Dunham explained that federal authorities carrying out the executions need to be properly trained.

“These are going to be the first executions, so you know they’re going to be legal challenges — they frequently go on until the last minute and so you’ve got potentially unprepared personnel facing a situation that none of them has faced in a period of 15 years,” he told Hill.TV.

The Justice Department announced last week that it plans to reinstate the federal death penalty, beginning with the executions of death-row inmates later this year. All 5 of the inmates that Attorney General William Barr named in his release were convicted for the murders of children.

“The Justice Department upholds the rule of law — and we owe it to the victims and their families to carry forward the sentence imposed by our justice system,” Barr’s statement read in part.

Dunham, meanwhile, cast doubt over whether the executions, which are scheduled for December 2019 and January 2020, will actually move forward.

“In the statement last week, Attorney General Barr said he was directing the bureau of prisons to adopt a new protocol, which is going to be a single drug — pentobarbital — the same drug that’s used in Texas and Georgia and Missouri,” he said.

“But the difficulty as a legal matter is you can’t say this is our new protocol, you have to go through the rule-making process,” he added.

Dunham said this compressed system doesn’t allow for “meaningful consideration” for ensuring whether the drugs were obtained legally by a drug company with the appropriate health and safety records.

“If you’re going to have a death penalty — the ultimate in the law — I think it’s critical that we follow the law,” he told Hill.TV.

Barr's announcement comes as the number of executions in the U.S. has declined over the last decade.

According to a report by the U.S. Bureau of Justice Statistics, the number of death-row inmates had fallen for the 17th consecutive year in 2017.

It also comes amid concerns about whether capital punishment disproportionately impacts African Americans.

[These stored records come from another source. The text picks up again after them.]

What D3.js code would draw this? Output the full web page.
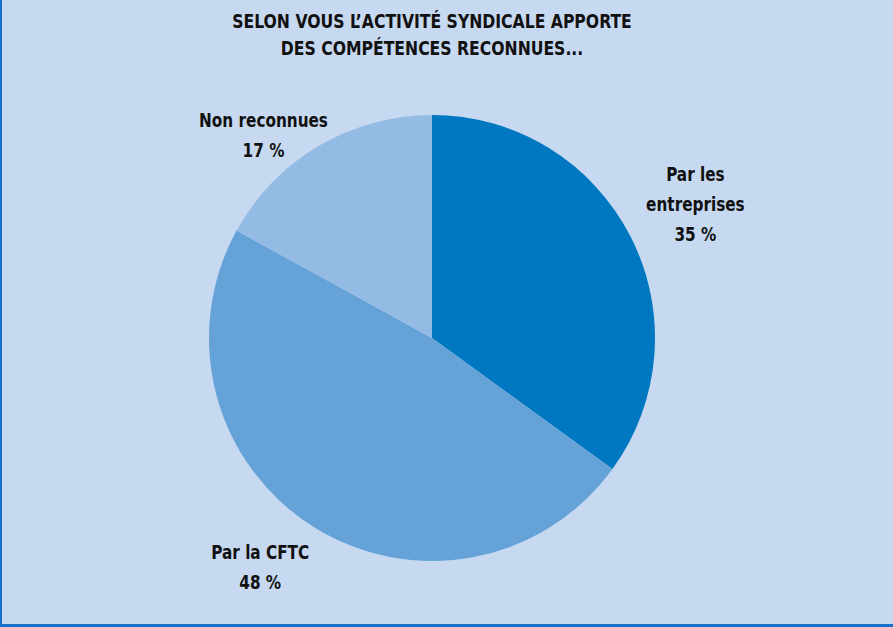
<!DOCTYPE html>
<html>
<head>
<meta charset="utf-8">
<script src="https://cdn.jsdelivr.net/npm/d3@7"></script>
<style>
  body { margin: 0; background: #c6d9f0; }
  svg { display: block; }
  text { font-family: "DejaVu Sans Condensed", "Liberation Sans Narrow", sans-serif; font-weight: bold; fill: #111; }
</style>
</head>
<body>
<svg id="svg1" width="893" height="627"></svg>
<script>
"use strict";

// data
let categories = ["Par les entreprises", "Par la CFTC", "Non reconnues"];
let values = [35, 48, 17];
let colours = ["#0077c1", "#64a2d7", "#94bbe4"];
// label lines for each slice
let labelLines = [["Par les", "entreprises", "35 %"], ["Par la CFTC", "48 %"], ["Non reconnues", "17 %"]];
let titleLines = ["SELON VOUS L\u2019ACTIVIT\u00c9 SYNDICALE APPORTE", "DES COMP\u00c9TENCES RECONNUES..."];

function drawChart() {
    let svg = d3.select("#svg1");
    let width = +svg.attr("width");
    let height = +svg.attr("height");

    // background + border on left and bottom
    svg.append("rect").attr("width", width).attr("height", height).attr("fill", "#c6d9f0");
    svg.append("rect").attr("x", 0).attr("y", 0).attr("width", 2).attr("height", height).attr("fill", "#1a72c8");
    svg.append("rect").attr("x", 0).attr("y", height - 3).attr("width", width).attr("height", 3).attr("fill", "#1a72c8");

    // title (squeezed a bit to look like a condensed face)
    svg.append("g").selectAll("g").data(titleLines).enter().append("g")
        .attr("transform", (d, i) => `translate(432,${28 + i * 27}) scale(0.87,1)`)
        .append("text")
        .attr("text-anchor", "middle").style("font-size", "20px")
        .text(d => d);

    let cx = 432, cy = 338, r = 223;
    let pie = d3.pie().sort(null).value(d => d);
    let arc = d3.arc().innerRadius(0).outerRadius(r);
    let g = svg.append("g").attr("transform", `translate(${cx},${cy})`);

    g.selectAll("path").data(pie(values)).enter().append("path")
        .attr("d", arc)
        .attr("fill", (d, i) => colours[i]);

    // labels outside the pie, placed from the slice angle then nudged
    let labelArc = d3.arc().innerRadius(r * 1.22).outerRadius(r * 1.22);
    let nudge = [[21, -33], [-26, -9], [-30, 23]];
    let lineH = 30;
    let labels = svg.append("g").attr("transform", `translate(${cx},${cy})`);
    pie(values).forEach((d, i) => {
        let p = labelArc.centroid(d);
        let t = labels.append("g")
            .attr("transform", `translate(${p[0] + nudge[i][0]},${p[1] + nudge[i][1]}) scale(0.87,1)`)
            .append("text")
            .attr("text-anchor", "middle").style("font-size", "19.5px");
        labelLines[i].forEach((line, j) => {
            t.append("tspan").attr("x", 0).attr("y", j * lineH).text(line);
        });
    });
}

drawChart();
</script>
</body>
</html>
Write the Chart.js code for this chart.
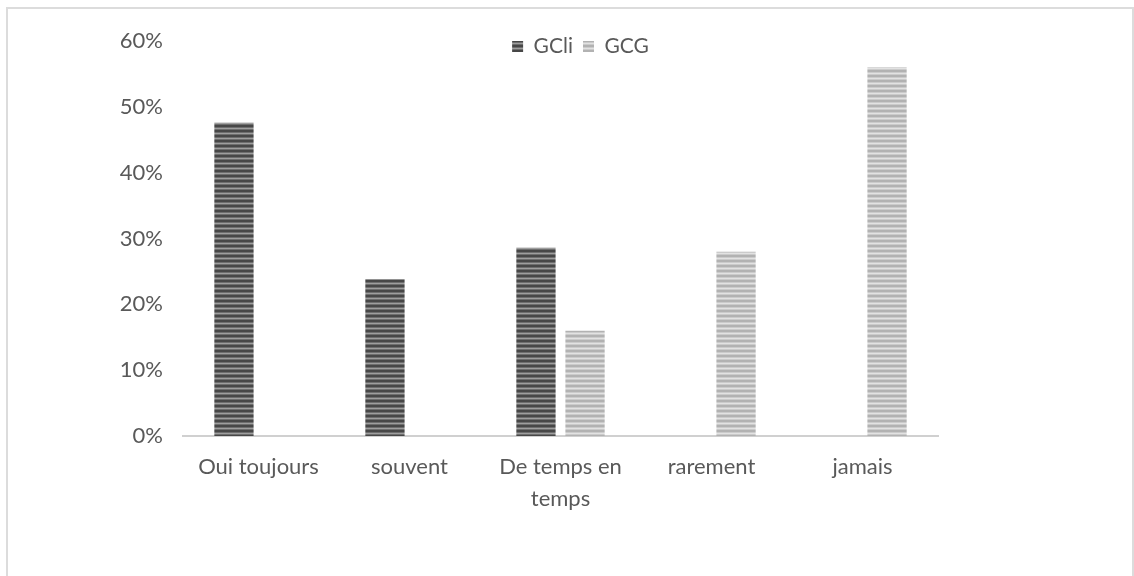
<!DOCTYPE html>
<html lang="fr">
<head>
<meta charset="utf-8">
<title>GCli / GCG</title>
<script src="https://cdn.jsdelivr.net/npm/chart.js@4.4.1/dist/chart.umd.min.js"></script>
<style>
  html, body { margin: 0; padding: 0; background: #fff; }
  #zone { position: absolute; left: 0; top: 0; width: 1134px; height: 576px; }
  #cadre { position: absolute; left: 6px; top: 7px; width: 1124px; height: 600px;
           border: 2px solid #dcdcdc; pointer-events: none; }
</style>
</head>
<body>
<div id="zone"><canvas id="graphique" width="1134" height="576"></canvas></div>
<div id="cadre"></div>
<script>
// Catégories et pourcentages par groupe
const categories = ['Oui toujours', 'souvent', ['De temps en', 'temps'], 'rarement', 'jamais'];
const valeursGCli = [47.6, 23.8, 28.6, 0, 0];
const valeursGCG = [0, 0, 16, 28, 56];
const maxY = 60;
const pasY = 10;

const gris = '#595959';
const police = { family: 'Lato, "Open Sans", sans-serif', size: 22 };

const canvas = document.getElementById('graphique');
const ctx = canvas.getContext('2d');

// motif de rayures horizontales pour le remplissage des barres
function rayures(couleurs) {
  const motif = document.createElement('canvas');
  motif.width = 4;
  motif.height = couleurs.length;
  const g = motif.getContext('2d');
  couleurs.forEach((c, i) => {
    g.fillStyle = c;
    g.fillRect(0, i, 4, 1);
  });
  return ctx.createPattern(motif, 'repeat');
}

const motifGCli = rayures(['#474747', '#474747', '#6e6e6e', '#9e9e9e', '#6e6e6e']);
const motifGCG = rayures(['#b2b2b2', '#b2b2b2', '#cbcbcb', '#e2e2e2', '#cbcbcb']);

// place la légende en haut, un peu à droite du centre, au-dessus des barres
const decalageLegende = {
  id: 'decalageLegende',
  afterLayout(chart) {
    const l = chart.legend;
    const h = l.bottom - l.top;
    l.left += 20;
    l.right += 20;
    l.top = 26;
    l.bottom = 26 + h;
  }
};

new Chart(ctx, {
  type: 'bar',
  data: {
    labels: categories,
    datasets: [
      {
        label: 'GCli',
        data: valeursGCli,
        backgroundColor: motifGCli,
        borderWidth: 0
      },
      {
        label: 'GCG',
        data: valeursGCG,
        backgroundColor: motifGCG,
        borderWidth: 0
      }
    ]
  },
  options: {
    responsive: false,
    animation: false,
    barPercentage: 0.8,
    categoryPercentage: 0.65,
    layout: { padding: { top: 0, right: 196, left: 0, bottom: 0 } },
    plugins: {
      tooltip: { enabled: false },
      legend: {
        position: 'top',
        fullSize: false,
        align: 'center',
        labels: {
          color: gris,
          font: { family: police.family, size: 21 },
          boxWidth: 11,
          boxHeight: 11,
          padding: 10
        }
      }
    },
    scales: {
      x: {
        grid: { display: false },
        border: { display: true, color: '#d0d0d0', width: 2 },
        ticks: {
          color: gris,
          font: { family: police.family, size: police.size, lineHeight: 1.45 },
          padding: 7,
          maxRotation: 0,
          autoSkip: false
        },
        afterFit: (s) => { s.height = 140; }
      },
      y: {
        min: 0,
        max: maxY,
        grid: { display: false },
        border: { display: false },
        ticks: {
          stepSize: pasY,
          color: gris,
          font: police,
          padding: 12,
          callback: (v) => v + '%'
        },
        afterFit: (s) => { s.width = 183; }
      }
    }
  },
  plugins: [decalageLegende]
});
</script>
</body>
</html>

Dunham said there is still a disproportionate number of people of color who are on death rows around the country, saying this discrimination generally happens in 2 stages.

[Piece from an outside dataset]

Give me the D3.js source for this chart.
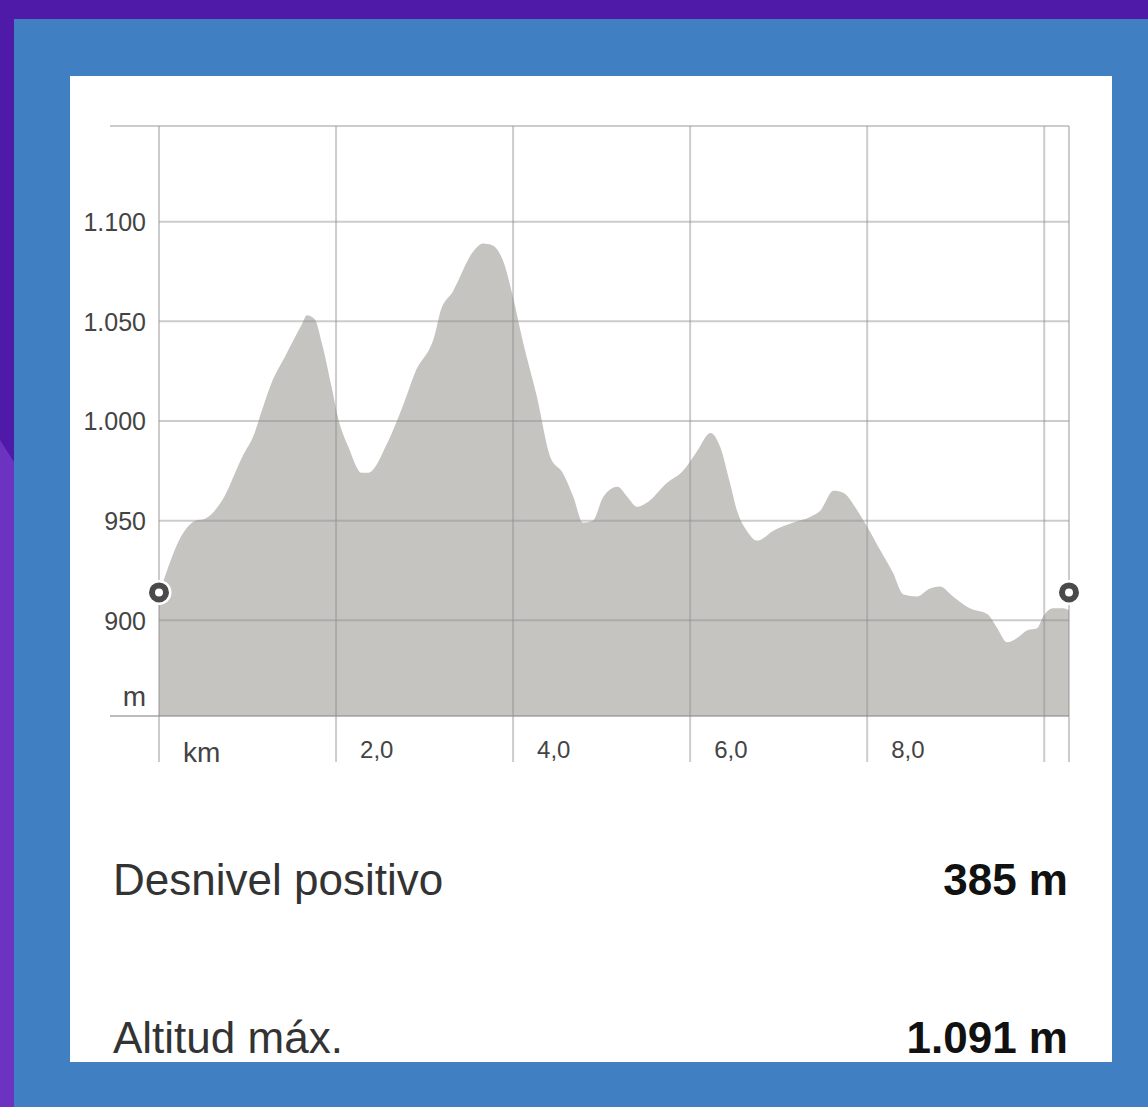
<!DOCTYPE html>
<html lang="es">
<head>
<meta charset="UTF-8">
<title>Perfil de altitud</title>
<script src="https://d3js.org/d3.v7.min.js"></script>
<style>
    body {
        margin: 0;
        padding: 0;
        background: #407fc2;
        font-family: "Liberation Sans", Arial, sans-serif;
    }
    svg { display: block; }
    .tick text { fill: #444; }
    .stat-label { fill: #333; font-size: 44px; }
    .stat-value { fill: #111; font-size: 44px; font-weight: bold; }
</style>
</head>
<body>
<svg width="1148" height="1107"></svg>
<script>
const km = [0, 0.29, 0.41, 0.52, 0.71, 0.94, 1.08, 1.16, 1.27, 1.42, 1.62, 1.67, 1.76, 1.84, 1.95,
    2.02, 2.14, 2.29, 2.36, 2.59, 2.75, 2.89, 3.12, 3.18, 3.32, 3.55, 3.66, 3.77, 3.89, 4.00,
    4.11, 4.27, 4.42, 4.56, 4.68, 4.79, 4.90, 5.02, 5.18, 5.29, 5.40, 5.51, 5.74, 5.92, 6.08,
    6.23, 6.34, 6.45, 6.53, 6.64, 6.76, 6.94, 7.16, 7.36, 7.47, 7.62, 7.73, 7.89, 8.00, 8.15,
    8.29, 8.41, 8.56, 8.71, 8.82, 8.97, 9.16, 9.36, 9.47, 9.58, 9.69, 9.81, 9.92, 9.99, 10.10,
    10.21, 10.28];
const altitud = [913, 945, 950, 951, 960, 982, 994, 1005, 1019, 1032, 1049, 1053, 1051, 1039, 1017,
    1002, 987, 974, 974, 990, 1007, 1024, 1044, 1055, 1065, 1085, 1089, 1088, 1080, 1062,
    1040, 1012, 982, 974, 962, 949, 950, 962, 967, 962, 957, 959, 969, 975, 985,
    994, 987, 969, 955, 945, 940, 945, 949, 952, 955, 965, 964, 955, 947, 935,
    924, 913, 912, 916, 917, 912, 906, 903, 896, 889, 891, 895, 896, 902, 906,
    906, 905];

const yTicks = [900, 950, 1000, 1050, 1100];
const yLabels = ["900", "950", "1.000", "1.050", "1.100"];
const xTicks = [0, 2, 4, 6, 8, 10];
const xLabels = ["km", "2,0", "4,0", "6,0", "8,0", ""];

// marcadores de inicio y fin
const marcadores = [{km: 0, alt: 914}, {km: 10.28, alt: 914}];

const stats = [
    {label: "Desnivel positivo", value: "385 m"},
    {label: "Altitud máx.", value: "1.091 m"}
];

const svg = d3.select("svg");

// fondo
svg.append("rect").attr("width", 1148).attr("height", 1107).attr("fill", "#407fc2");
svg.append("rect").attr("width", 1148).attr("height", 19).attr("fill", "#4f1aa8");
svg.append("rect").attr("width", 14).attr("height", 1107).attr("fill", "#4f1aa8");
svg.append("path").attr("d", "M0,440L14,462L14,1107L0,1107Z").attr("fill", "#6b33bf");

// tarjeta
svg.append("rect").attr("x", 70).attr("y", 76).attr("width", 1042).attr("height", 986).attr("fill", "#fff");

const x = d3.scaleLinear().domain([0, 10.28]).range([159, 1069]);
const y = d3.scaleLinear().domain([852, 1148]).range([716, 126]);

const data = km.map((d, i) => ({km: d, alt: altitud[i]}));

const area = d3.area()
    .x(d => x(d.km))
    .y0(y(852))
    .y1(d => y(d.alt))
    .curve(d3.curveMonotoneX);

svg.append("path")
    .datum(data)
    .attr("d", area)
    .attr("fill", "#c5c4c0");

// rejilla
const grid = svg.append("g").attr("stroke", "#8f8f8f").attr("stroke-opacity", 0.45).attr("stroke-width", 2);

grid.selectAll(".hgrid")
    .data(yTicks)
    .enter().append("line")
    .attr("x1", x(0)).attr("x2", x(10.28))
    .attr("y1", d => y(d)).attr("y2", d => y(d));

grid.selectAll(".vgrid")
    .data(xTicks.concat([10.28]))
    .enter().append("line")
    .attr("x1", d => x(d)).attr("x2", d => x(d))
    .attr("y1", y(1148)).attr("y2", 762);

// línea superior y base
grid.append("line").attr("x1", 110).attr("x2", x(10.28)).attr("y1", y(1148)).attr("y2", y(1148));
grid.append("line").attr("x1", 110).attr("x2", x(10.28)).attr("y1", y(852)).attr("y2", y(852))
    .attr("stroke-opacity", 0.6);

// eje y
const yAxis = svg.append("g")
    .attr("transform", "translate(146,0)")
    .call(d3.axisLeft(y).tickValues(yTicks).tickFormat((d, i) => yLabels[i]).tickSize(0).tickPadding(0));
yAxis.select(".domain").remove();
yAxis.selectAll("text")
    .style("font-family", "'Liberation Sans', Arial, sans-serif")
    .style("font-size", "25px")
    .attr("dy", "0.35em");

svg.append("text")
    .attr("x", 146).attr("y", 706)
    .attr("text-anchor", "end")
    .style("font-size", "28px")
    .style("fill", "#444")
    .text("m");

// eje x
svg.selectAll(".xlabel")
    .data(xTicks)
    .enter().append("text")
    .attr("x", d => x(d) + 24)
    .attr("y", (d, i) => i === 0 ? 762 : 758)
    .style("font-size", (d, i) => i === 0 ? "28px" : "24px")
    .style("fill", "#444")
    .text((d, i) => xLabels[i]);

// marcadores
const mk = svg.append("g");
mk.selectAll(".halo")
    .data(marcadores)
    .enter().append("circle")
    .attr("cx", d => x(d.km)).attr("cy", d => y(d.alt))
    .attr("r", 12.5).attr("fill", "#fff");
mk.selectAll(".dot")
    .data(marcadores)
    .enter().append("circle")
    .attr("cx", d => x(d.km)).attr("cy", d => y(d.alt))
    .attr("r", 7).attr("fill", "#fff")
    .attr("stroke", "#4a4a4a").attr("stroke-width", 6);

// estadísticas
const rows = svg.selectAll(".stat")
    .data(stats)
    .enter().append("g")
    .attr("transform", (d, i) => `translate(0,${895 + i * 158})`);
rows.append("text").attr("class", "stat-label").attr("x", 113).text(d => d.label);
rows.append("text").attr("class", "stat-value").attr("x", 1068).attr("text-anchor", "end").text(d => d.value);
</script>
</body>
</html>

“The first is who gets capitally prosecuted — what kind of case and there we see a ‘victim preference if you will’ and that’s where you get the argument that black lives don’t matter because you are much more likely to be capitally prosecuted if you’ve committed an offense against a white person and particularly against a white woman.”

A number of 2020 Democratic presidential candidates have spoken out against the Justice Department’s plan.

“Let me be clear: capital punishment is immoral and deeply flawed. Too many innocent people have been put to death,” Sen. Kamala Harris (D-Calif.), who is a presidential contender, tweeted Thursday following the announcement. “We need a national moratorium on the death penalty, not a resurrection."